- See: Tanjore
- Appointed: 4 February 1953
- Installed: 19 March 1953
- Term ended: 12 September 1986
- Successor: Packiam Arokiaswamy

Orders
- Ordination: 24 February 1941
- Consecration: 19 March 1953 by Louis Mathias

Personal details
- Born: Rajarethinam Arokiasamy Sundaram 10 June 1905 Megathur
- Died: 28 August 1998 (aged 93)
- Denomination: Catholic

= Rajarethinam Arokiasamy Sundaram =

Indian Catholic Clergyman

Rajarethinam Arokiasamy Sundaram (RA Sundaram) (10 June 1905 – 28 August 1998) was an Indian Catholic clergyman who served as Bishop of Thanjavur (then known as Tanjore) from 4 February 1953 to 12 September 1986.

== Early life ==
Sundaram finished his school education in Thanjavur and Palayamkottai.

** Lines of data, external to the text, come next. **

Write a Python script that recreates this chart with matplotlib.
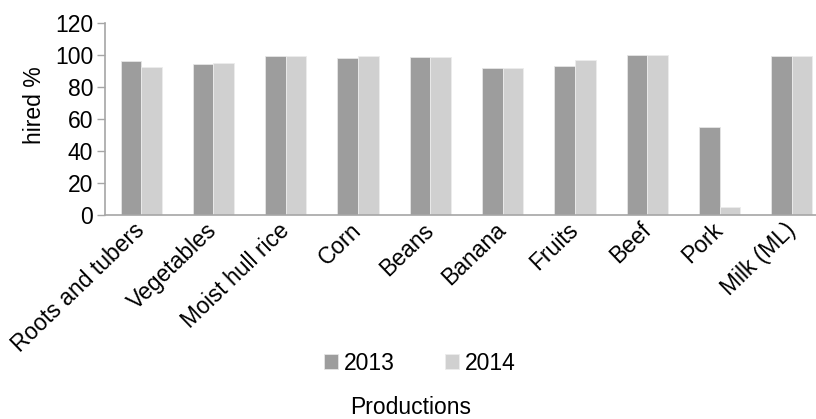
import matplotlib.pyplot as plt
import numpy as np

plt.rcParams['font.family'] = ['Liberation Sans', 'DejaVu Sans']

categories = ['Roots and tubers', 'Vegetables', 'Moist hull rice', 'Corn', 'Beans',
              'Banana', 'Fruits', 'Beef', 'Pork', 'Milk (ML)']
hired2013 = [96.4, 94.4, 99.2, 98.1, 98.8, 91.7, 93.1, 100.0, 55.2, 99.6]
hired2014 = [92.5, 94.8, 99.6, 99.4, 98.8, 92.1, 96.7, 100.0, 5.2, 99.4]

fig = plt.figure(figsize=(8.16, 4.19), dpi=100)
ax = fig.add_axes([105 / 816, 204 / 419, 723 / 816, 192 / 419])

x = np.arange(len(categories))
w = 0.285
ax.bar(x - w / 2, hired2013, w, color='#9d9d9d', edgecolor='#e6e6e6', linewidth=0.6, label='2013')
ax.bar(x + w / 2, hired2014, w, color='#d0d0d0', edgecolor='#ececec', linewidth=0.6, label='2014')

ax.set_xlim(-0.5, len(categories) - 0.5)
ax.set_ylim(0, 120)
ax.set_yticks(range(0, 121, 20))
ax.tick_params(axis='y', labelsize=16.5, length=5.5, width=1, color='#a6a6a6', pad=3)
ax.set_xticks(x)
ax.set_xticklabels(categories, rotation=44, ha='right', va='center', rotation_mode='anchor',
                   fontsize=16.5)
ax.tick_params(axis='x', length=0, pad=8.5)

for s in ['top', 'right']:
    ax.spines[s].set_visible(False)
for s in ['left', 'bottom']:
    ax.spines[s].set_color('#a6a6a6')
    ax.spines[s].set_linewidth(1.2)

ax.set_ylabel('hired %', fontsize=16.5)
ax.yaxis.label.set(va='center', rotation_mode='default')
ax.yaxis.set_label_coords(-0.097, 0.573)

fig.text(411 / 816, 1 - 414 / 419, 'Productions', fontsize=16.5, ha='center', va='baseline')
fig.legend(loc='center', bbox_to_anchor=(420 / 816, 1 - 363 / 419), ncol=2, frameon=False,
           fontsize=16.5, handlelength=0.6, handleheight=0.6, handletextpad=0.25,
           columnspacing=2.2)

fig.savefig('out.png', dpi=100)
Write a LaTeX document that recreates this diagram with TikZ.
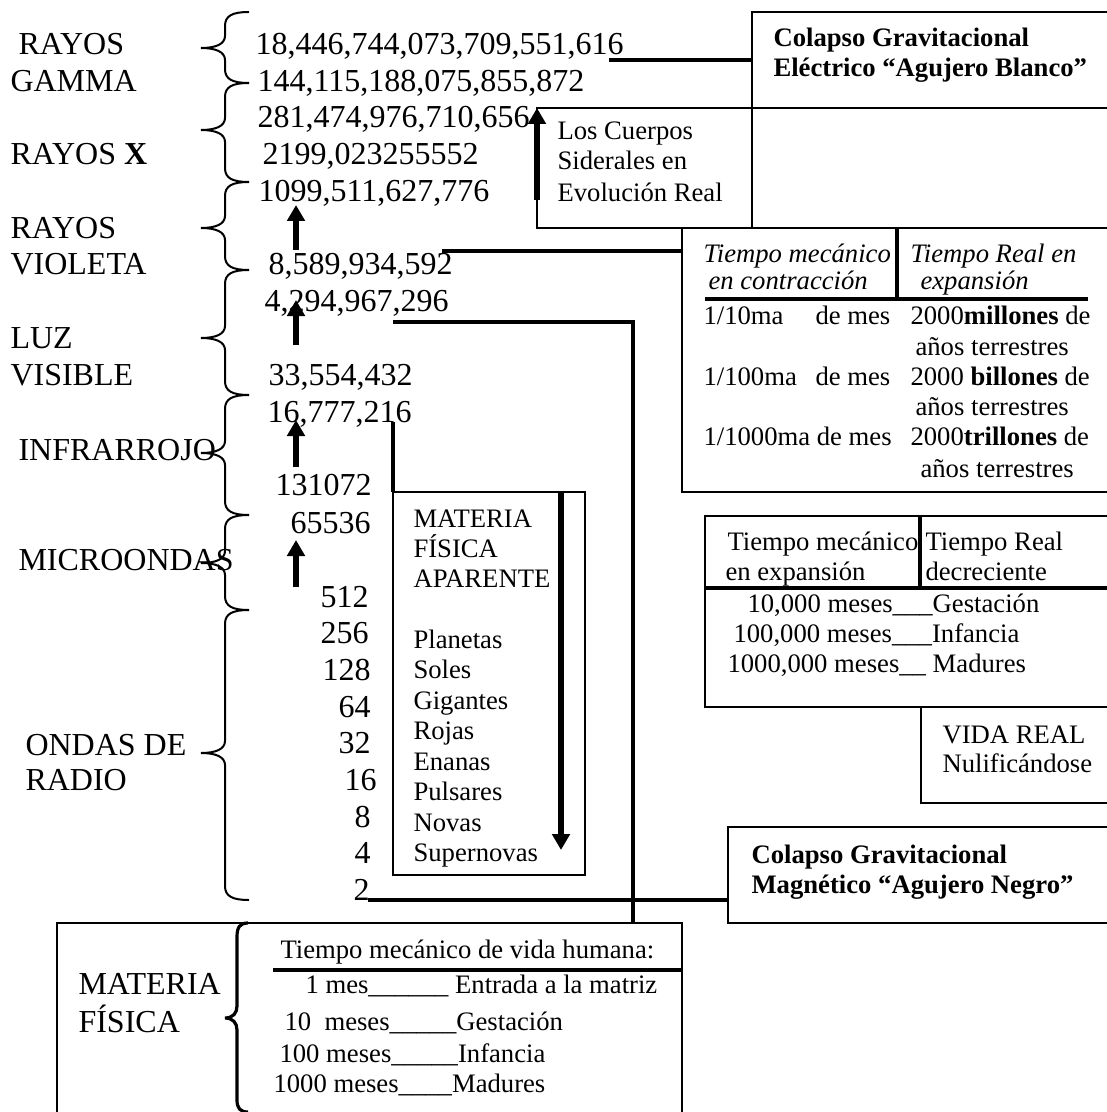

He joined St. Joseph's College, Thiruchirapalli for higher studies.

== Bishop of Thanjavur ==
The Diocese of Thanjavur was created on 22 November 1952 and Fr. Sundaram assumed charge in 1953 as First Bishop of Thanjavur.
- Our Lady of Health Hospital
Our Lady of Health Hospital was the outcome of the ardent desire of Fr. Sundaram to render medical help to the sick and the needy
people of Thanjavur. Because of Fr. Sundaram's efforts, on 4 April 1961 the hospital was opened by Mrs. Lourdammal Simon Minister
of Local administrative of Tamil Nadu with 16 beds and 3 sisters. Currently this hospital has 200 beds in this half of beds
free of cost. This hospital has multiple wards like Medical Ward, Surgical Ward, Maternity Ward, Pediatric Ward,
Gynecology Ward, Ophthalmology Ward, Operation Theater, Casualty and Emergency unit and Out Patient department.